● **Task prompt**
Write out the data below exactly as given, without any of its pictures.

● **Supplied information**
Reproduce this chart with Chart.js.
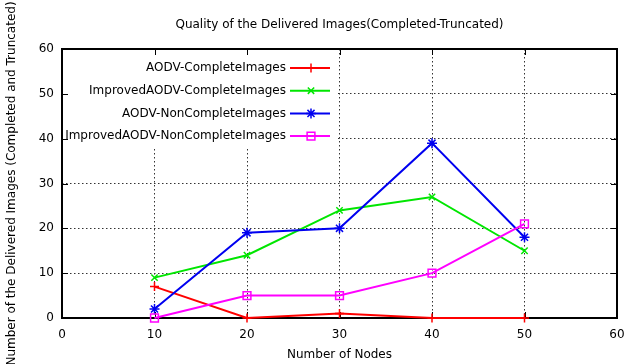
<!DOCTYPE html>
<html>
<head>
<meta charset="utf-8">
<script src="https://cdn.jsdelivr.net/npm/chart.js@4.4.0/dist/chart.umd.min.js"></script>
<style>
  html, body { margin: 0; padding: 0; background: #fff; }
  #wrap { width: 643px; height: 364px; }
</style>
</head>
<body>
<div id="wrap"><canvas id="myChart"></canvas></div>
<script>
//******Datos******
var nodos = [10, 20, 30, 40, 50];
var aodvCompletas = [7, 0, 1, 0, 0];
var improvedCompletas = [9, 14, 24, 27, 15];
var aodvNoCompletas = [2, 19, 20, 39, 18];
var improvedNoCompletas = [0, 5, 5, 10, 21];
var ticksX = [0, 10, 20, 30, 40, 50, 60];
var ticksY = [0, 10, 20, 30, 40, 50, 60];
var nombres = ['AODV-CompleteImages', 'ImprovedAODV-CompleteImages', 'AODV-NonCompleteImages', 'ImprovedAODV-NonCompleteImages'];
var titulo = 'Quality of the Delivered Images(Completed-Truncated)';
var tituloX = 'Number of Nodes';
var tituloY = 'Number of the Delivered Images (Completed and Truncated)';

var fuente = 'DejaVu Sans';

puntos = function(valores) {
    return nodos.map(function(n, i) { return {x: n, y: valores[i]}; });
}

var series = [
    {label: nombres[0], data: puntos(aodvCompletas), color: '#ff0000', estilo: 'cross', radio: 4.5, order: 4},
    {label: nombres[1], data: puntos(improvedCompletas), color: '#00e600', estilo: 'crossRot', radio: 4.5, order: 3},
    {label: nombres[2], data: puntos(aodvNoCompletas), color: '#0000f0', estilo: 'star', radio: 5, order: 2},
    {label: nombres[3], data: puntos(improvedNoCompletas), color: '#ff00ff', estilo: 'rect', radio: 5.5, order: 1}
];

/******Marco, ticks, leyenda y títulos******/
var marco = {
    id: 'marco',
    beforeDatasetsDraw: function(chart) {
        var ctx = chart.ctx, a = chart.chartArea;
        var sx = chart.scales.x, sy = chart.scales.y;
        ctx.save();
        // fondo blanco de la leyenda
        ctx.fillStyle = '#fff';
        ctx.fillRect(a.left, a.top, 275, 100);
        // ticks hacia adentro
        ctx.strokeStyle = '#000';
        ctx.lineWidth = 1;
        ctx.beginPath();
        ticksX.forEach(function(v) {
            var px = Math.round(sx.getPixelForValue(v)) + 0.5;
            ctx.moveTo(px, a.top); ctx.lineTo(px, a.top + 6);
            ctx.moveTo(px, a.bottom); ctx.lineTo(px, a.bottom - 6);
        });
        ticksY.forEach(function(v) {
            var py = Math.round(sy.getPixelForValue(v)) + 0.5;
            ctx.moveTo(a.left, py); ctx.lineTo(a.left + 6, py);
            ctx.moveTo(a.right, py); ctx.lineTo(a.right - 6, py);
        });
        ctx.stroke();
        ctx.lineWidth = 2;
        ctx.strokeRect(a.left, a.top, a.right - a.left, a.bottom - a.top);
        ctx.restore();
    },
    afterDatasetsDraw: function(chart) {
        var ctx = chart.ctx, a = chart.chartArea;
        ctx.save();
        ctx.font = '12px "' + fuente + '"';
        ctx.textAlign = 'right';
        ctx.textBaseline = 'middle';
        series.forEach(function(s, i) {
            var y = a.top + 19 + i * 22.7;
            ctx.fillStyle = '#000';
            ctx.fillText(s.label, a.left + 224, y);
            ctx.strokeStyle = s.color;
            ctx.lineWidth = 2;
            ctx.beginPath();
            ctx.moveTo(a.left + 228, y);
            ctx.lineTo(a.left + 268, y);
            ctx.stroke();
            ctx.fillStyle = 'rgba(0,0,0,0)';
            ctx.lineWidth = 1.5;
            Chart.helpers.drawPoint(ctx, {pointStyle: s.estilo, radius: s.radio, rotation: 0, borderWidth: 1.5}, a.left + 249, y);
        });
        ctx.restore();
    },
    afterDraw: function(chart) {
        var ctx = chart.ctx, a = chart.chartArea;
        ctx.save();
        ctx.fillStyle = '#000';
        ctx.font = '12px "' + fuente + '"';
        ctx.textAlign = 'center';
        ctx.textBaseline = 'middle';
        ctx.fillText(titulo, (a.left + a.right) / 2, 25);
        ctx.translate(12, (a.top + a.bottom) / 2);
        ctx.rotate(-Math.PI / 2);
        ctx.fillText(tituloY, 0, 0);
        ctx.restore();
    }
};

var ctx = document.getElementById('myChart').getContext('2d');
var myChart = new Chart(ctx, {
    type: 'line',
    data: {
        datasets: series.map(function(s) {
            return {
                label: s.label,
                data: s.data,
                borderColor: s.color,
                backgroundColor: 'rgba(0,0,0,0)',
                borderWidth: 2,
                pointStyle: s.estilo,
                pointRadius: s.radio,
                pointBorderWidth: 1.5,
                pointBorderColor: s.color,
                pointBackgroundColor: 'rgba(0,0,0,0)',
                tension: 0,
                clip: false,
                order: s.order
            };
        })
    },
    options: {
        responsive: true,
        maintainAspectRatio: false,
        animation: false,
        layout: {
            padding: {top: 49, right: 26, bottom: 0, left: 0}
        },
        scales: {
            x: {
                type: 'linear',
                min: 0,
                max: 60,
                afterBuildTicks: function(s) { s.ticks = ticksX.map(function(v) { return {value: v}; }); },
                afterFit: function(s) { s.height = 46; },
                grid: {color: '#333', lineWidth: 1, drawTicks: false},
                border: {display: false, dash: [1.5, 2.5]},
                ticks: {color: '#000', padding: 10, maxRotation: 0, autoSkip: false, font: {family: fuente, size: 12}},
                title: {display: true, text: tituloX, color: '#000', font: {family: fuente, size: 12}, padding: {top: 0, bottom: 2}}
            },
            y: {
                min: 0,
                max: 60,
                afterBuildTicks: function(s) { s.ticks = ticksY.map(function(v) { return {value: v}; }); },
                afterFit: function(s) { s.width = 62; },
                grid: {color: '#333', lineWidth: 1, drawTicks: false},
                border: {display: false, dash: [1.5, 2.5]},
                ticks: {color: '#000', padding: 8, font: {family: fuente, size: 12}}
            }
        },
        plugins: {
            legend: {display: false},
            tooltip: {enabled: false}
        }
    },
    plugins: [marco]
});
</script>
</body>
</html>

● **Expected answer**
Reproduce this chart with Chart.js.
<!DOCTYPE html>
<html>
<head>
<meta charset="utf-8">
<script src="https://cdn.jsdelivr.net/npm/chart.js@4.4.0/dist/chart.umd.min.js"></script>
<style>
  html, body { margin: 0; padding: 0; background: #fff; }
  #wrap { width: 643px; height: 364px; }
</style>
</head>
<body>
<div id="wrap"><canvas id="myChart"></canvas></div>
<script>
//******Datos******
var nodos = [10, 20, 30, 40, 50];
var aodvCompletas = [7, 0, 1, 0, 0];
var improvedCompletas = [9, 14, 24, 27, 15];
var aodvNoCompletas = [2, 19, 20, 39, 18];
var improvedNoCompletas = [0, 5, 5, 10, 21];
var ticksX = [0, 10, 20, 30, 40, 50, 60];
var ticksY = [0, 10, 20, 30, 40, 50, 60];
var nombres = ['AODV-CompleteImages', 'ImprovedAODV-CompleteImages', 'AODV-NonCompleteImages', 'ImprovedAODV-NonCompleteImages'];
var titulo = 'Quality of the Delivered Images(Completed-Truncated)';
var tituloX = 'Number of Nodes';
var tituloY = 'Number of the Delivered Images (Completed and Truncated)';

var fuente = 'DejaVu Sans';

puntos = function(valores) {
    return nodos.map(function(n, i) { return {x: n, y: valores[i]}; });
}

var series = [
    {label: nombres[0], data: puntos(aodvCompletas), color: '#ff0000', estilo: 'cross', radio: 4.5, order: 4},
    {label: nombres[1], data: puntos(improvedCompletas), color: '#00e600', estilo: 'crossRot', radio: 4.5, order: 3},
    {label: nombres[2], data: puntos(aodvNoCompletas), color: '#0000f0', estilo: 'star', radio: 5, order: 2},
    {label: nombres[3], data: puntos(improvedNoCompletas), color: '#ff00ff', estilo: 'rect', radio: 5.5, order: 1}
];

/******Marco, ticks, leyenda y títulos******/
var marco = {
    id: 'marco',
    beforeDatasetsDraw: function(chart) {
        var ctx = chart.ctx, a = chart.chartArea;
        var sx = chart.scales.x, sy = chart.scales.y;
        ctx.save();
        // fondo blanco de la leyenda
        ctx.fillStyle = '#fff';
        ctx.fillRect(a.left, a.top, 275, 100);
        // ticks hacia adentro
        ctx.strokeStyle = '#000';
        ctx.lineWidth = 1;
        ctx.beginPath();
        ticksX.forEach(function(v) {
            var px = Math.round(sx.getPixelForValue(v)) + 0.5;
            ctx.moveTo(px, a.top); ctx.lineTo(px, a.top + 6);
            ctx.moveTo(px, a.bottom); ctx.lineTo(px, a.bottom - 6);
        });
        ticksY.forEach(function(v) {
            var py = Math.round(sy.getPixelForValue(v)) + 0.5;
            ctx.moveTo(a.left, py); ctx.lineTo(a.left + 6, py);
            ctx.moveTo(a.right, py); ctx.lineTo(a.right - 6, py);
        });
        ctx.stroke();
        ctx.lineWidth = 2;
        ctx.strokeRect(a.left, a.top, a.right - a.left, a.bottom - a.top);
        ctx.restore();
    },
    afterDatasetsDraw: function(chart) {
        var ctx = chart.ctx, a = chart.chartArea;
        ctx.save();
        ctx.font = '12px "' + fuente + '"';
        ctx.textAlign = 'right';
        ctx.textBaseline = 'middle';
        series.forEach(function(s, i) {
            var y = a.top + 19 + i * 22.7;
            ctx.fillStyle = '#000';
            ctx.fillText(s.label, a.left + 224, y);
            ctx.strokeStyle = s.color;
            ctx.lineWidth = 2;
            ctx.beginPath();
            ctx.moveTo(a.left + 228, y);
            ctx.lineTo(a.left + 268, y);
            ctx.stroke();
            ctx.fillStyle = 'rgba(0,0,0,0)';
            ctx.lineWidth = 1.5;
            Chart.helpers.drawPoint(ctx, {pointStyle: s.estilo, radius: s.radio, rotation: 0, borderWidth: 1.5}, a.left + 249, y);
        });
        ctx.restore();
    },
    afterDraw: function(chart) {
        var ctx = chart.ctx, a = chart.chartArea;
        ctx.save();
        ctx.fillStyle = '#000';
        ctx.font = '12px "' + fuente + '"';
        ctx.textAlign = 'center';
        ctx.textBaseline = 'middle';
        ctx.fillText(titulo, (a.left + a.right) / 2, 25);
        ctx.translate(12, (a.top + a.bottom) / 2);
        ctx.rotate(-Math.PI / 2);
        ctx.fillText(tituloY, 0, 0);
        ctx.restore();
    }
};

var ctx = document.getElementById('myChart').getContext('2d');
var myChart = new Chart(ctx, {
    type: 'line',
    data: {
        datasets: series.map(function(s) {
            return {
                label: s.label,
                data: s.data,
                borderColor: s.color,
                backgroundColor: 'rgba(0,0,0,0)',
                borderWidth: 2,
                pointStyle: s.estilo,
                pointRadius: s.radio,
                pointBorderWidth: 1.5,
                pointBorderColor: s.color,
                pointBackgroundColor: 'rgba(0,0,0,0)',
                tension: 0,
                clip: false,
                order: s.order
            };
        })
    },
    options: {
        responsive: true,
        maintainAspectRatio: false,
        animation: false,
        layout: {
            padding: {top: 49, right: 26, bottom: 0, left: 0}
        },
        scales: {
            x: {
                type: 'linear',
                min: 0,
                max: 60,
                afterBuildTicks: function(s) { s.ticks = ticksX.map(function(v) { return {value: v}; }); },
                afterFit: function(s) { s.height = 46; },
                grid: {color: '#333', lineWidth: 1, drawTicks: false},
                border: {display: false, dash: [1.5, 2.5]},
                ticks: {color: '#000', padding: 10, maxRotation: 0, autoSkip: false, font: {family: fuente, size: 12}},
                title: {display: true, text: tituloX, color: '#000', font: {family: fuente, size: 12}, padding: {top: 0, bottom: 2}}
            },
            y: {
                min: 0,
                max: 60,
                afterBuildTicks: function(s) { s.ticks = ticksY.map(function(v) { return {value: v}; }); },
                afterFit: function(s) { s.width = 62; },
                grid: {color: '#333', lineWidth: 1, drawTicks: false},
                border: {display: false, dash: [1.5, 2.5]},
                ticks: {color: '#000', padding: 8, font: {family: fuente, size: 12}}
            }
        },
        plugins: {
            legend: {display: false},
            tooltip: {enabled: false}
        }
    },
    plugins: [marco]
});
</script>
</body>
</html>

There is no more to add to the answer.